The International Collegiate Programming Contest (ICPC) invites university teams to compete in what is considered the top algorithmic programming contest for college students in the world. Those that win at the regional and national level will advance internationally.
Although the YWCC Programming Club has not yet gone beyond the regionals, they have consistently ranked in the upper third against some of the Mid-Atlantic’s highest caliber universities and colleges, several of which are Ivy League institutions.
This year, NJIT-foo, comprised of team leader Dominic Attalienti, Christopher Bandeli and Nino Chkhaidze, were ranked No. 20 out of 80 teams.
Attalienti has also served as the unofficial president of the club after his predecessor graduated in May. “I ‘inherited’ it as the only non-freshman,” he observed.
He credits former club leadership for creating a solid foundation on which to follow, but last year’s addition of Assistant Professor Martin Kellogg as mentor, himself a former ICPC competitor, was when NJIT quickly began to gain momentum among many elite institutions with computing programs.
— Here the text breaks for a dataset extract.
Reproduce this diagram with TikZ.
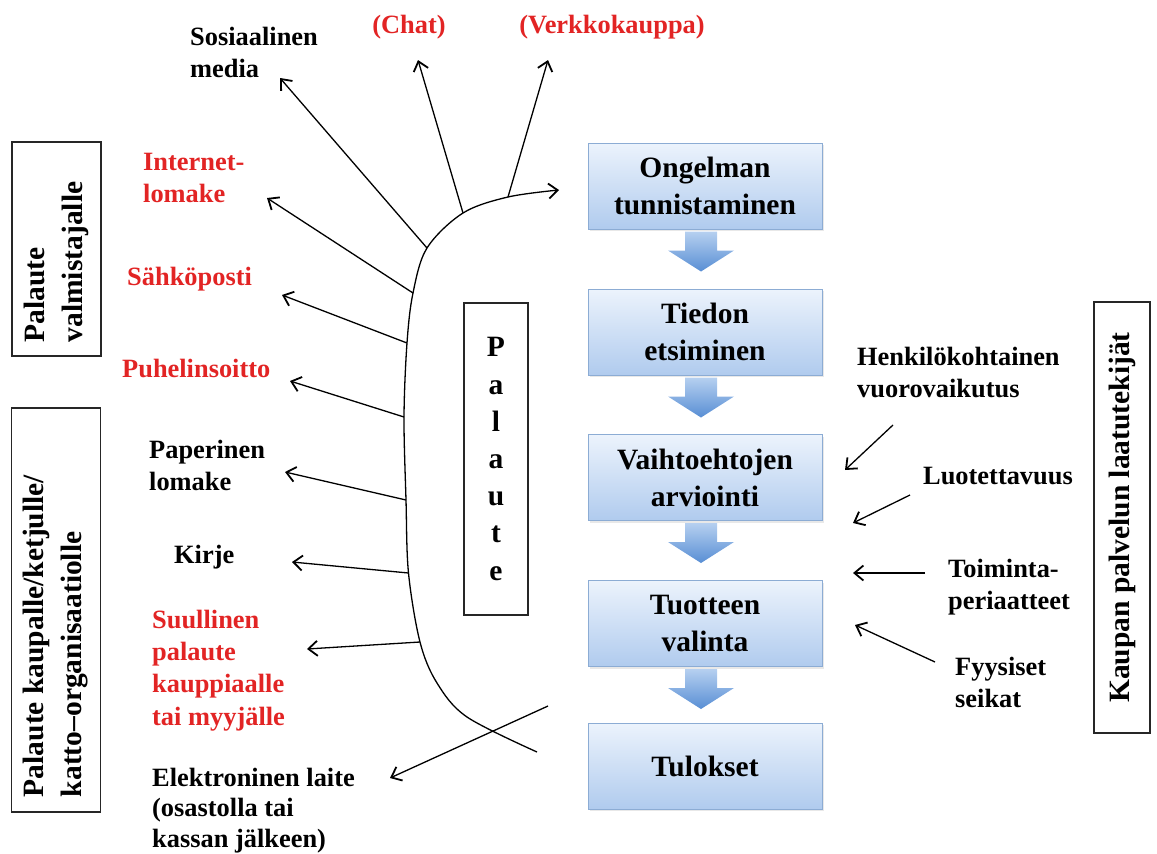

Practicing feverishly for five hours, two times per week since the beginning of September under the tutelage of Kellogg and Prof. Jim Geller, both of whom supplied the team with brain teasing practice problems, also significantly improved their formula for staying ahead in the game.
Attalienti is no stranger to what can be a very stressful competition, having been part of last year’s team that likewise took the No. 20 spot. Competitors must solve a collection of complex, real-world algorithmic challenges within five hours amidst myriad distractions around the large room, particularly from other teams that can get caught up in the excitement, and ICPC personnel who move about with discerning eyes.
Nevertheless, his veteran status conditioned him to not only “focus on us,” but bring the team briefly to an initial No. 7 status by being the first person in the entire competition to solve one of the most difficult puzzles.
“At that point, I was confident that we could get into the top 10,” he said.
NJIT-bar, with Berat Yigit, Atif Ejazi and Dheeraj Motupalli, fighting valiantly, came in at No. 55, which for a team of first-time freshman, is meritable given the stiff competition.
Attalienti was emphatic in his praise of his exclusively freshman classmates on both teams and views their talent as the catalyst to bring them even further than their predecessors in the years to come. “Mark my words.”
In the interim, until graduation in May, his goals include having the YWCC Programming Club finally gain official status through the student senate – and, of course, continuing to help the members increase their skills and stamina for next year.
Beyond the experiential learning of developing abstract problem-solving skills in pressurized situations, Attalienti is inspired by collaborating among peers who think similarly and have the same passion for computing that he does.
“I could code these types of problems all day. Doing it in a group of likeminded people is even more exciting!” he exclaimed.